The cost of insuring spacecraft has soared 15% following a series of claims over the last year according to Aon.

The broker said five in-orbit failures meant the market was expected to remain volatile until at least the end of this year.

The incidents include partial failures of satellites AMC 16, Nigcomsat, Galaxy 26 and Eutelsat W5. Satellite AMC 16 suffered ongoing failures in its power-generation capacity at a level high enough to trigger a claim.

In addition, there were two failed rocket launches in 2007 and another failure in early 2008. With just 15-20 rocket launches insured a year, the space insurance market has a very narrow spread of risk.

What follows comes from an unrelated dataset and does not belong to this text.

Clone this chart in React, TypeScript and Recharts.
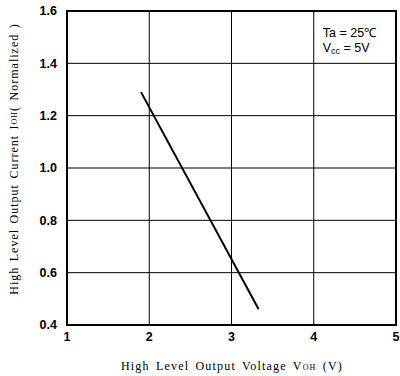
import React from 'react';
import { LineChart, Line, XAxis, YAxis, CartesianGrid, ReferenceArea } from 'recharts';

const voltageV = [1.9, 3.33];
const currentNorm = [1.29, 0.46];
const xTicks = [1, 2, 3, 4, 5];
const yTicks = [0.4, 0.6, 0.8, 1.0, 1.2, 1.4, 1.6];

const data = voltageV.map((v, i) => ({ x: v, y: currentNorm[i] }));

const tickStyle = { fontFamily: 'Liberation Sans, Arial, sans-serif', fontWeight: 700, fontSize: 12.5, fill: '#000' };
const serif = 'Liberation Serif, Times New Roman, serif';

const YLabel = (props: any) => {
  const cy = 159;
  const cx = 14;
  return (
    <text x={cx} y={cy} transform={`rotate(-90, ${cx}, ${cy})`} textAnchor="middle" dominantBaseline="central"
      fontFamily={serif} fontSize={12} letterSpacing={1} wordSpacing={1.5} fill="#000">
      <tspan>High Level Output Current  I</tspan>
      <tspan fontSize={8}>OH</tspan>
      <tspan>( Normalized )</tspan>
    </text>
  );
};

const XLabel = (props: any) => {
  return (
    <text x={232} y={370} textAnchor="middle" fontFamily={serif} fontSize={12} letterSpacing={1.2} wordSpacing={2} fill="#000">
      <tspan>High Level Output Voltage  V</tspan>
      <tspan fontSize={8}>OH</tspan>
      <tspan> (V)</tspan>
    </text>
  );
};

const CondLabel = (props: any) => {
  const vb = props.viewBox || {};
  const x = vb.x + 9;
  const f = 'Liberation Sans, Arial, sans-serif';
  return (
    <g>
      <text x={x} y={vb.y + 26} fontFamily={f} fontSize={12.5} fill="#000">Ta = 25℃</text>
      <text x={x} y={vb.y + 41} fontFamily={f} fontSize={12.5} fill="#000">
        <tspan>V</tspan><tspan fontSize={9} dy={2}>cc</tspan><tspan dy={-2}> = 5V</tspan>
      </text>
    </g>
  );
};

export default function App() {
  return (
    <div style={{ position: 'absolute', left: 0, top: 0, background: '#fff' }}>
      <LineChart width={400} height={376} data={data} margin={{ top: 11, right: 4, bottom: 21, left: 7 }}>
        <CartesianGrid stroke="#000" strokeWidth={1} horizontalValues={yTicks} verticalValues={xTicks} />
        <XAxis type="number" dataKey="x" domain={[1, 5]} ticks={xTicks} height={30} tickLine={false}
          axisLine={false} tick={tickStyle} tickMargin={1} label={<XLabel />} />
        <YAxis type="number" dataKey="y" domain={[0.4, 1.6]} ticks={yTicks} width={60} tickLine={false}
          axisLine={false} tick={tickStyle} tickMargin={4} tickFormatter={(v: number) => v.toFixed(1)} label={<YLabel />} />
        <ReferenceArea x1={1} x2={5} y1={0.4} y2={1.6} fill="none" stroke="#000" strokeWidth={2} ifOverflow="visible" />
        <ReferenceArea x1={4} x2={5} y1={1.4} y2={1.6} fill="none" stroke="none" label={<CondLabel />} />
        <Line dataKey="y" stroke="#000" strokeWidth={2} dot={false} isAnimationActive={false} />
      </LineChart>
    </div>
  );
}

Peter Elson, senior managing director of Aon Space, said some players had the foresight to secure long-term insurance deals in 2007, when rates were still low. Others would be hit by soaring premiums, he warned.

Elson added: “The market is differentiating among operators and flight-proven spacecraft and launch vehicles. Well received risk profiles from the top tier operators will continue to attract significant competition for their business. Aon expects further differentiation in pricing not only between risks but also among insurers for any given risk. Only spacecraft and launch vehicles with a significant number of consecutive successful missions will be afforded the best rates in the market.”

Despite the losses, the space insurance market remains profitable. Space insurers earned about $411m (£230m) in premium in the first two quarters of 2008, compared to $252m of claims.

The figures were revealed in the Aon Space Market Review for the second quarter of 2008.